MinIO founder and CEO AB Periasamy thinks that GPUDirect, which avoids server CPUs copying data from storage drives into its DRAM before sending it to GPUs – a so-called bounce buffer technique – is a poor idea. Also, Nvidia’s GPU Direct is a custom connector and there are other GPUs out there than just Nvidia ones.
He told us “Long ago, I fell for such tricks and added IB-verbs RDMA in GlusterFS to only prove the point that it can be implemented quite easily. Even during the early days of MinIO, we experimented with MNM (MinIO NVMe Memory) over RDMA and abandoned it.”
Why was that? “I see no point in implementing GPUDirect because, in almost all of MinIO’s AI/ML high-performance deployments, the real bottleneck is either the 100GbitE network or the NVMe drives and definitely not bounce buffers. Besides, GPUDirect Storage is a poorly thought-out design.”
He thinks vendors using RDMA (Remote Direct Memory Access) and/ NVME over Fabrics (NVMeoF) have made the wrong choice. “These HPC filesystem startups never fail to amaze me. They should learn from Lustre and Panasas history books.

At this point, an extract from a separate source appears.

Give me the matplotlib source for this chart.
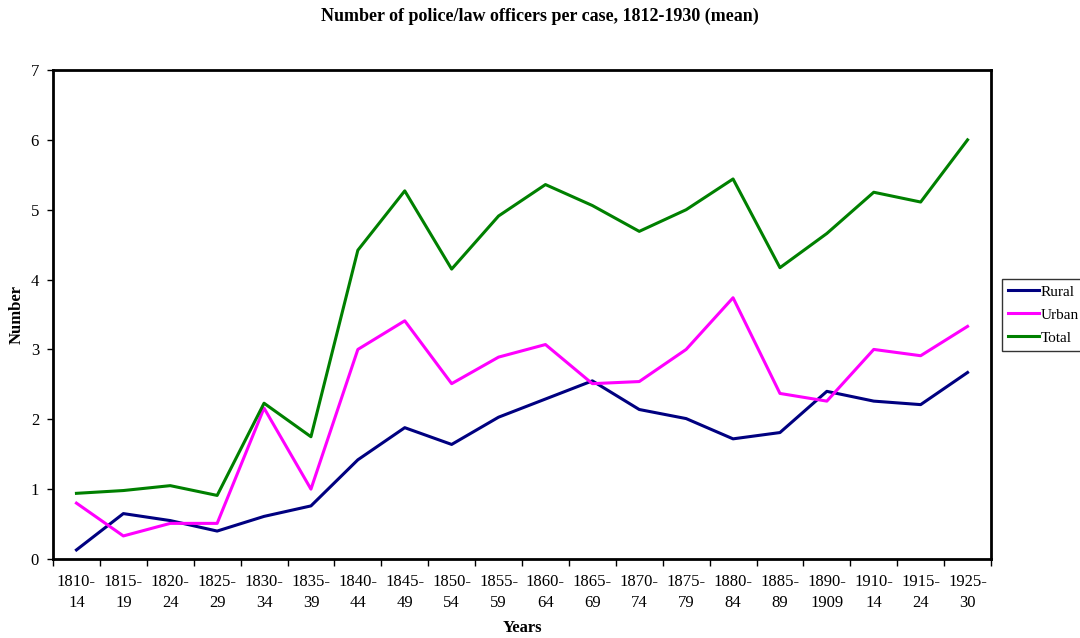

“RDMA repeatedly failed storage startups. SRP, iSER, NFSoRDMA, and recently NVMeoF RDMA all failed against TCP-based alternatives. You can also add GPU Direct Storage to this list. NVMe raw block storage interface with a control channel for metadata is terribly complicated for the AI/ML community.”
He thinks a better idea is to use Arrow. “In today’s times, raw TCP/IP sockets are considered old-school. AI/ML workloads and large-scale databases in the cloud are built on object storage over RESTful and gRPC (Google Remote Procedure Call) APIs. A meaningful development in this space for in-memory computing and zero-copy data transfers is Apache Arrow.”
This has an in-memory contiguous columnar format for representing table-like datasets in memory which can include nested and user-defined data types. It’s said to be designed with the needs of analytical database systems and data frame libraries in mind, and is language agnostic.
The contiguous format enables vectorisation and the use of Single Instruction, Multiple Data (SIMD) operations. The use of Arrow as a standard format obviates the need for custom GPU connectors like GPUDirect.
A blog by MinIO technology evangelist Ravishankar Nair discusses how the AI/ML community can use Arrow with MinIO. “Arrow uses memory mapped I/O and avoids serialisation/deserialisation overheads when you convert between most of the formats while leveraging the columnar data format.”
Arrow is standard and generic for GPUs, not customised to just one and, MinIO says, enables a data lake data to travel across systems without experiencing any “conversion” time thus putting less strain on the system than GPUDirect.